Note that the value of maximizing organizational success, especially through increased efficiency, reflects some of the values of modernity, which is focused on bureaucratic efficiency, and capitalism, which is focused on continual growth. While the attraction of success may be a universal human experience, modern institutions are conditioned by modernity to respond to that universal desire in particular ways.
Broad, efficient, and increasing implementation of a model for success has certain effects on organizations. In order to ensure broad implementation of the model, organizations centralize control and use that centralized control to standardize their policies and procedures. Such centralization and standardization keeps local units from doing their own thing, thus seeking to promote success and avoid failures (of whatever sort) by those local units.
Centralization and formal structures also result from a desire for efficiency. Formalized structures can facilitate communication and decision-making, thus increasing efficiency. Centralization allows for more streamlined decision-making as well.
In this way, standardization and centralization leads to well-evolved formal structures, but they also lead to marginalization of those who are not part of the newly created (or newly emphasized) center. Those who previously had latitude to make their own decisions (for good or ill) now have some of that decision-making power taken away from them.
Generally, this approach to organization does allow an institution significant power to do more of whatever it defines as success. This success allows the organization to thrive. In the process, the organization becomes dependent upon and committed to this particular model of success.
Yet what is successful for one time or in one place is never successful for all times and places. Eventually, the environment of an organization will change and its efficient, extensive focus on a particular pathway to success will no longer produce success in the way it once did.
When this happens, organizations then have a challenge: can they adapt and adopt a different path to success, or will they decline? Often the rigidity that an institution has developed to ensure its success prevents it from changing strategies once its initial strategy no longer leads to success.
An institution that has not committed itself to a single model of success can avoid the problem of fundamental change to its model necessitated by a changing environment, but the great majority of modern institutions are designed to focus on a single model of success.
How does this very abstract discussion of organizational dynamics apply to denominations? Denominations are, among other things, modern organizations. Therefore, most modern denominations have an operative model of success that was designed to produce organizational continuity and growth. Those models have increasingly been refined through a process of centralization, bureaucratization, and increased efficiency. These processes resulted in increased denominational power but also increased rigidity.
The problem most denominations are facing in contemporary America is that the models of success they adopted were developed for life in the first half of the twentieth century and then refined over the course of the second half of the twentieth century.
Yet American society has undergone tremendous change since the middle of the twentieth century in a variety of ways: dominant economic model (agrarian-industrial-postindustrial), a decline in intergenerational interactions, shifts from rural to urban to suburban, changes in cultural values (including those for sex and gender), an increased sense of individualism, the decline of the middle class, political polarization, etc. The list could go on.
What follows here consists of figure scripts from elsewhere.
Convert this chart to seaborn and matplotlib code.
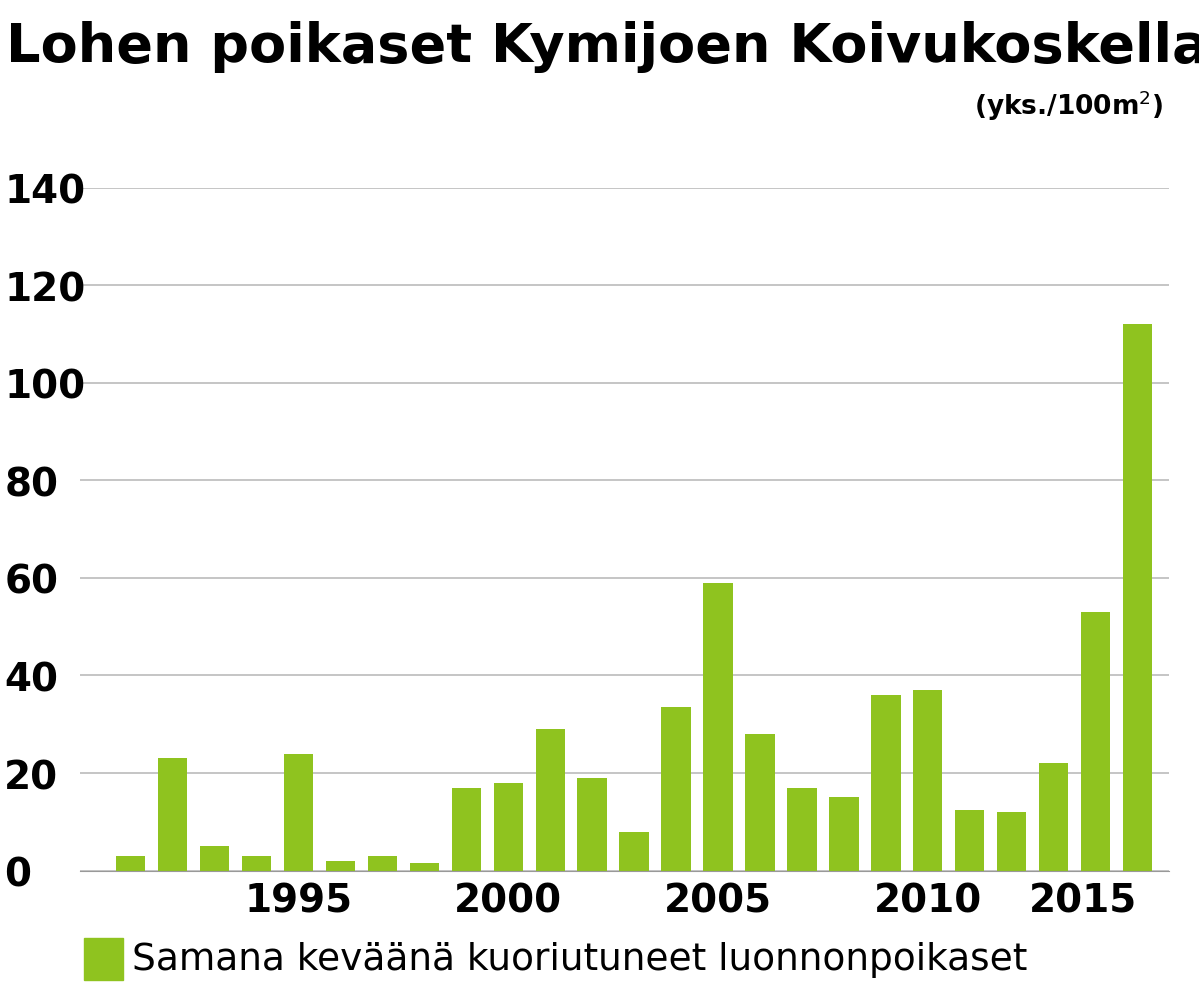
import matplotlib
matplotlib.use("Agg")
import matplotlib.pyplot as plt
import seaborn as sns
import pandas as pd

years = list(range(1991, 2016))
values = [3, 23, 5, 3, 24, 2, 3, 1.5, 17, 18,
          29, 19, 8, 33.5, 59, 28, 17, 15, 36, 37,
          12.5, 12, 22, 53, 112]
yticks = [0, 20, 40, 60, 80, 100, 120, 140]
xticks = [1995, 2000, 2005, 2010, 2015]

plt.rcParams['font.family'] = ['DejaVu Sans']
green = '#8fc31f'

df = pd.DataFrame({'year': years, 'value': values})
fig = plt.figure(figsize=(11.99, 10.03), dpi=100)
ax = fig.add_axes([0.067, 0.131, 0.908, 0.681])
ax.set_axisbelow(True)
sns.barplot(data=df, x='year', y='value', color=green, saturation=1, width=0.7, ax=ax)

ax.set_ylim(0, 140)
ax.set_xlim(-1.2, 24.75)
ax.set_yticks(yticks)
ax.set_yticklabels([str(t) for t in yticks], fontsize=28, fontweight='bold')
ax.set_xticks([years.index(y) for y in xticks])
ax.set_xticklabels([str(t) for t in xticks], fontsize=28, fontweight='bold')
ax.tick_params(length=0, pad=8)
ax.grid(axis='y', color='#bbbbbb', linewidth=1.2)
for s in ['top', 'right', 'left']:
    ax.spines[s].set_visible(False)
ax.spines['bottom'].set_color('#999999')
ax.set_xlabel('')
ax.set_ylabel('')
for lbl in ax.get_yticklabels():
    lbl.set_horizontalalignment('left')
    lbl.set_x(-0.067 / 0.908 + 0.004)
ax.yaxis.set_tick_params(pad=0)
xl = ax.get_xticklabels()
xl[-1].set_horizontalalignment('right')
xl[-1].set_x(xl[-1].get_position()[0] + 0.6)

fig.text(0.005, 0.953, 'Lohen poikaset Kymijoen Koivukoskella', fontsize=39,
         fontweight='bold', va='center', ha='left')
fig.text(0.97, 0.895, '(yks./100m$^2$)', fontsize=19, fontweight='bold',
         va='center', ha='right')
fig.patches.append(plt.Rectangle((0.07, 0.022), 0.033, 0.042, color=green,
                                 transform=fig.transFigure, figure=fig))
fig.text(0.11, 0.043, 'Samana keväänä kuoriutuneet luonnonpoikaset', fontsize=27,
         va='center', ha='left')
fig.savefig('out.png', facecolor='white')
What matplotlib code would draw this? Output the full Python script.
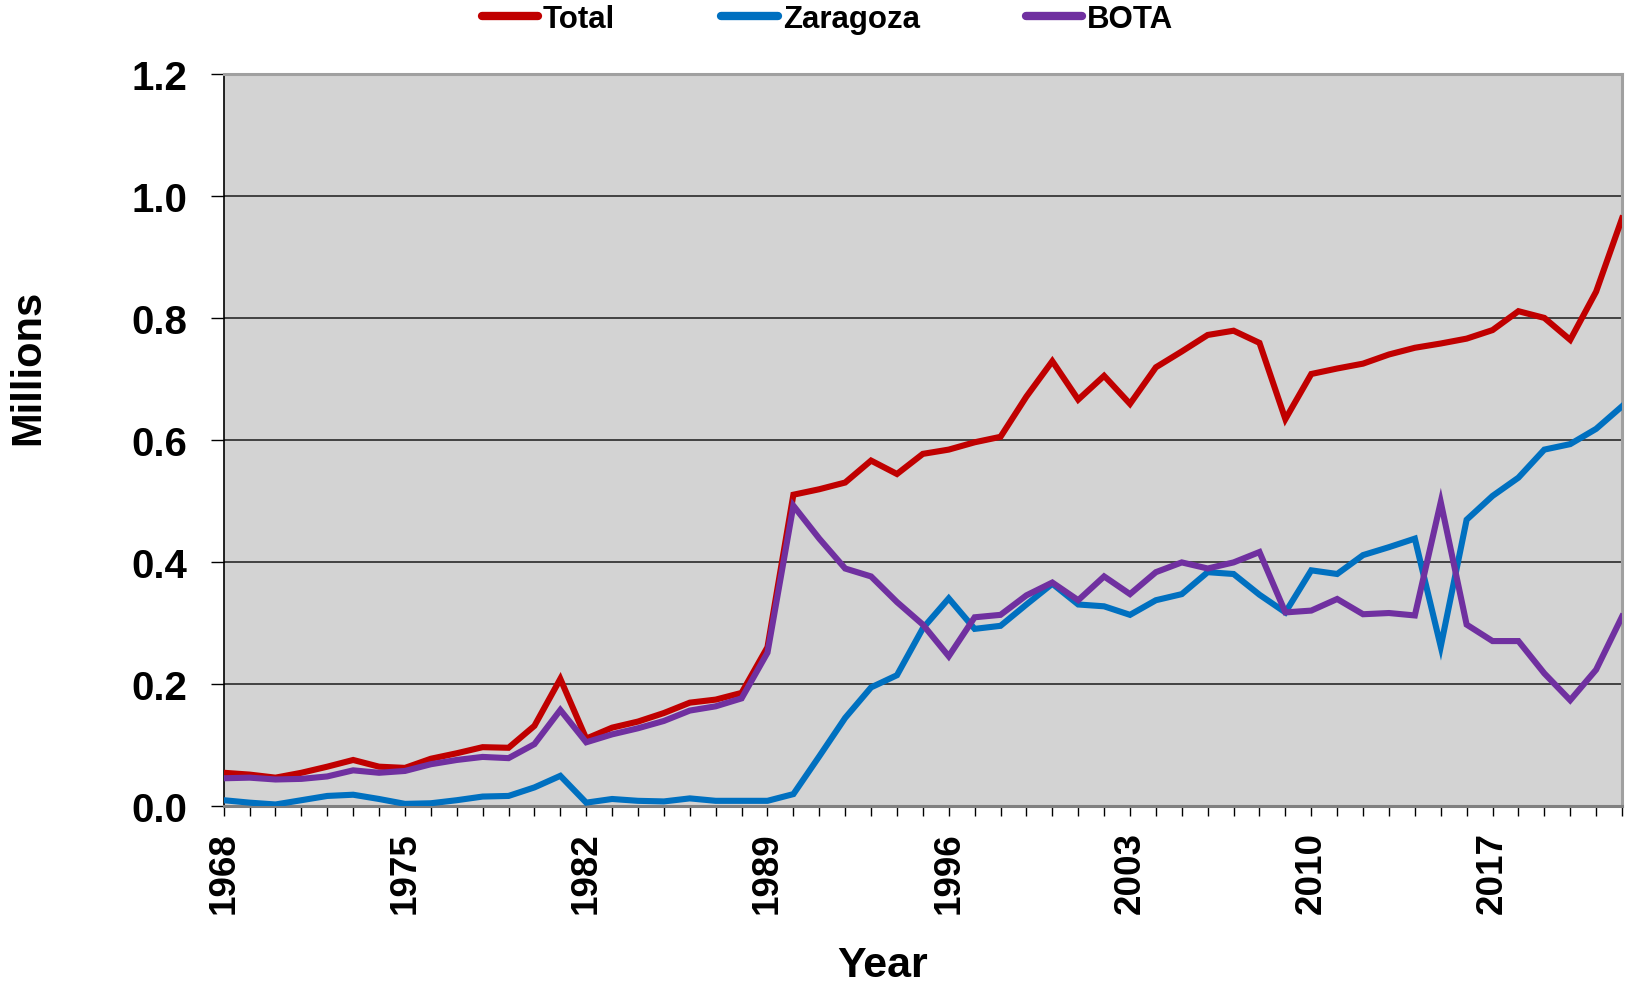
import matplotlib
matplotlib.use("Agg")
import matplotlib.pyplot as plt
import numpy as np

years = list(range(1968, 2023))

total = [0.054, 0.051, 0.046, 0.054, 0.064, 0.075, 0.064, 0.062, 0.077, 0.086,
         0.096, 0.095, 0.131, 0.208, 0.110, 0.128, 0.138, 0.152, 0.169, 0.174,
         0.185, 0.260, 0.510, 0.519, 0.530, 0.566, 0.544, 0.577, 0.584, 0.596,
         0.605, 0.671, 0.729, 0.666, 0.705, 0.659, 0.719, 0.745, 0.772, 0.779,
         0.759, 0.634, 0.708, 0.717, 0.725, 0.740, 0.751, 0.758, 0.766, 0.780,
         0.811, 0.800, 0.764, 0.843, 0.963]

zaragoza = [0.009, 0.005, 0.002, 0.009, 0.016, 0.018, 0.011, 0.003, 0.004, 0.009,
            0.015, 0.016, 0.030, 0.049, 0.005, 0.011, 0.008, 0.007, 0.012, 0.008,
            0.008, 0.008, 0.019, 0.081, 0.144, 0.194, 0.214, 0.291, 0.340, 0.290,
            0.295, 0.330, 0.364, 0.330, 0.327, 0.313, 0.337, 0.347, 0.383, 0.380,
            0.346, 0.317, 0.386, 0.380, 0.411, 0.424, 0.438, 0.261, 0.469, 0.508,
            0.538, 0.584, 0.593, 0.618, 0.655]

bota = [0.045, 0.046, 0.043, 0.044, 0.048, 0.058, 0.054, 0.057, 0.068, 0.075,
        0.080, 0.078, 0.101, 0.157, 0.104, 0.117, 0.127, 0.139, 0.156, 0.163,
        0.176, 0.251, 0.492, 0.438, 0.389, 0.376, 0.334, 0.297, 0.245, 0.309,
        0.313, 0.345, 0.366, 0.337, 0.376, 0.347, 0.383, 0.399, 0.389, 0.399,
        0.416, 0.317, 0.320, 0.339, 0.314, 0.316, 0.312, 0.498, 0.297, 0.270,
        0.270, 0.217, 0.173, 0.223, 0.310]

series_names = ["Total", "Zaragoza", "BOTA"]
series_colors = ["#C00000", "#0070C0", "#7030A0"]
tick_years = list(range(1968, 2023, 7))
y_ticks = [0.0, 0.2, 0.4, 0.6, 0.8, 1.0, 1.2]

plt.rcParams['font.family'] = ['Liberation Sans', 'DejaVu Sans']
plt.rcParams['font.weight'] = 'bold'

W, H = 1633, 987
fig = plt.figure(figsize=(W / 100, H / 100), dpi=100)
ax = fig.add_axes([223.7 / W, 1 - 806.7 / H, (1622 - 223.7) / W, (806.7 - 75) / H])
ax.set_facecolor("#D3D3D3")

for vals, name, col in zip([total, zaragoza, bota], series_names, series_colors):
    ax.plot(years, vals, color=col, lw=4.4, label=name, solid_joinstyle='miter',
            zorder=3)

ax.set_xlim(1968, 2022)
ax.set_ylim(0, 1.2)
ax.set_yticks(y_ticks)
ax.set_yticklabels([f"{v:.1f}" for v in y_ticks], fontsize=29, fontweight='bold')
ax.set_xticks(years, minor=True)
ax.set_xticks(tick_years)
ax.set_xticklabels([str(y) for y in tick_years], rotation=90, fontsize=26.5,
                   fontweight='bold')

ax.yaxis.grid(True, color="#1a1a1a", lw=1.1, zorder=1)
ax.set_axisbelow(True)

ax.tick_params(axis='y', which='major', direction='out', length=9.4, width=1.0,
               pad=17, color='black')
ax.tick_params(axis='x', which='both', direction='out', length=7.5, width=1.0,
               pad=11, color='black')

for s in ['top', 'right']:
    ax.spines[s].set_color('#A0A0A0')
    ax.spines[s].set_linewidth(2.2)
ax.spines['bottom'].set_color('#808080')
ax.spines['bottom'].set_linewidth(2.2)
ax.spines['left'].set_color('black')
ax.spines['left'].set_linewidth(1.2)

fig.text(28 / W, 1 - 367 / H, "Millions", rotation=90, fontsize=30,
         fontweight='bold', ha='center', va='center')
fig.text(883 / W, 1 - 966 / H, "Year", fontsize=31, fontweight='bold',
         ha='center', va='center')

leg = fig.legend(loc='center', bbox_to_anchor=(827.5 / W, 1 - 20 / H), ncol=3,
                 frameon=False, handlelength=1.8,
                 handletextpad=0.16, columnspacing=3.4, borderpad=0,
                 prop={'weight': 'bold', 'size': 22.5})
for line in leg.get_lines():
    line.set_linewidth(6)
    line.set_solid_capstyle('round')

fig.savefig("out.png", dpi=100)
These changes have put significant stresses on all institutions and organizations developed for a different world, from AT&T to religious colleges to the Post Office to Kiwanis clubs to the American auto industry.
Some organizations have been able to adapt and shift their core model of success. Some have not and have ceased to exist. The challenge is substantial, though, since it involves a willingness to let go of what has led to organizational health, which can feel like a dangerous proposition, even when there is some recognition that old strategies are no longer working.
In many ways, organized religion has been on the decline since the 1960s because of changes in its environment. Those analyzing such trends frequently point to theological and cultural reasons why. There may be some truth to such answers, but we cannot fully understand this trend unless we recognize the hazards that American Christians accepted when they decided to adopt a denominational approach to being church that was predicated on the assumptions of modern institutions. Denominations gained great power at the time they made the decision to embrace this model of being church, but they also set themselves up for long-term challenges when their models of success no longer fit the world in which they were living.